How do I get the scope right?
The scope of your make good is driven by your lease, not by industry standard. Before engaging any contractor:
- read your make good clause carefully
- review any condition report or entry photos from lease commencement
- identify what was installed during your tenancy (and what must be removed)
- confirm the required “return standard” with your landlord or asset manager
Once scope is clear, a specialist make good contractor can provide a realistic programme and quote.

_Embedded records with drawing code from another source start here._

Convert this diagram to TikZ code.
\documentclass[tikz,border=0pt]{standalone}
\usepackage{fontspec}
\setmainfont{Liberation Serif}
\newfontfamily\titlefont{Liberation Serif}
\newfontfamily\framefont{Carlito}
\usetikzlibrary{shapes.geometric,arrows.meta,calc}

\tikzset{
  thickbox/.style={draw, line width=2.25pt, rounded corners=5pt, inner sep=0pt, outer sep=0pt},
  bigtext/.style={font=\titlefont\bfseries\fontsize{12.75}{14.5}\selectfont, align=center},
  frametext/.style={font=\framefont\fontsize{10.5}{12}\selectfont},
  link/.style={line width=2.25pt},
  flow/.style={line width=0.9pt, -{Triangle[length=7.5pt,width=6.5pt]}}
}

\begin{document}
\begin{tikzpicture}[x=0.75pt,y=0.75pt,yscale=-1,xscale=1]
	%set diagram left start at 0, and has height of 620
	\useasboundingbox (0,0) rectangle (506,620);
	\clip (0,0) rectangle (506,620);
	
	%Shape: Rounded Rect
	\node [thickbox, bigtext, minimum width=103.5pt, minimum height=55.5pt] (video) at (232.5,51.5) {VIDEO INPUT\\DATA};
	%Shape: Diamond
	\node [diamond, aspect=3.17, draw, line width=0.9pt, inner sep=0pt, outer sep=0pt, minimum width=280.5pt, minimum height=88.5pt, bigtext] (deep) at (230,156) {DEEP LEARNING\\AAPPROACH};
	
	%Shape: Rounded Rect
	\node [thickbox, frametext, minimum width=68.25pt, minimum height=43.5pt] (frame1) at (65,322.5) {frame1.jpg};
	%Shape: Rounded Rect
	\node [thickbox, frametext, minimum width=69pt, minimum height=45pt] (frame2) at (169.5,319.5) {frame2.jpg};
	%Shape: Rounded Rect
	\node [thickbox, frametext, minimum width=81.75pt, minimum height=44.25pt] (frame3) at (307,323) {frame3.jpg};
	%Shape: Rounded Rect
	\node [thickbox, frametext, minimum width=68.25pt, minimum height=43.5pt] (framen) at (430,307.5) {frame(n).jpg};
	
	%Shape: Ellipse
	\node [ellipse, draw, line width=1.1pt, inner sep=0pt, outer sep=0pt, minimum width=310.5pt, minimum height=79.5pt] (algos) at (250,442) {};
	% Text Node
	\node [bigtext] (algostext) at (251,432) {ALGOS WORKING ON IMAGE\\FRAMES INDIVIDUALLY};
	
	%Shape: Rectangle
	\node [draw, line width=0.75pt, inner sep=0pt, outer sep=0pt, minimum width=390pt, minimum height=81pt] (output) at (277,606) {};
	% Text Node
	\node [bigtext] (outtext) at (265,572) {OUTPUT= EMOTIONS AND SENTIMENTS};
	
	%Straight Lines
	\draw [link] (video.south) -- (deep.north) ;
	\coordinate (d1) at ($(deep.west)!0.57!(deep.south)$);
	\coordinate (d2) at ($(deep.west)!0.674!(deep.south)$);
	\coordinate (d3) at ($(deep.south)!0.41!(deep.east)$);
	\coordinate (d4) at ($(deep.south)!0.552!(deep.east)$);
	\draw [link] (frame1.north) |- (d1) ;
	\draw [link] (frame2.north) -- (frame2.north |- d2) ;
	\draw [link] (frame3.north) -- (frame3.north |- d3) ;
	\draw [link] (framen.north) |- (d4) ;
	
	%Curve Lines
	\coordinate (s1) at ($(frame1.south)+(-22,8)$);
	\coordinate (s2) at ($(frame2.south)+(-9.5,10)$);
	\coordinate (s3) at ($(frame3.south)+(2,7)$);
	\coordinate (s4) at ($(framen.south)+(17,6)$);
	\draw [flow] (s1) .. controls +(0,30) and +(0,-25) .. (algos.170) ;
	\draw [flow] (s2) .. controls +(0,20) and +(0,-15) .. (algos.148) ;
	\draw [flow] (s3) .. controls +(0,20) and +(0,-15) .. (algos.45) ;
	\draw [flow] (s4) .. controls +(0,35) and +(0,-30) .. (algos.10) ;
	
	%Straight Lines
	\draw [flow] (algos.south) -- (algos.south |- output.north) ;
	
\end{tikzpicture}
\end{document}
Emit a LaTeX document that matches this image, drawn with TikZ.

How NMGS can help with lease make good works
NMGS delivers commercial make good and end-of-lease reinstatement works, coordinating the practical steps needed to return the tenancy for handover-typically including:
- scope confirmation based on the lease requirement
- repairs and reinstatement works (including office stripout/defit where required)
- trade coordination and site management
- a final handover-ready clean (either in-scope or coordinated as the final step)
If you share your lease clause (or a summary), your site location, and your handover date, NMGS can help you clarify the scope and plan a clean, realistic programme.
Quick checklist: what to send your contractor
To get an accurate scope quickly, provide:
- the make good clause (or lease extract)
- any condition report or photos
- your handover date and access constraints
- notes on tenant works completed during the lease (partitions, signage, services changes)
- any case build documentation or any works that have been completed during the lease.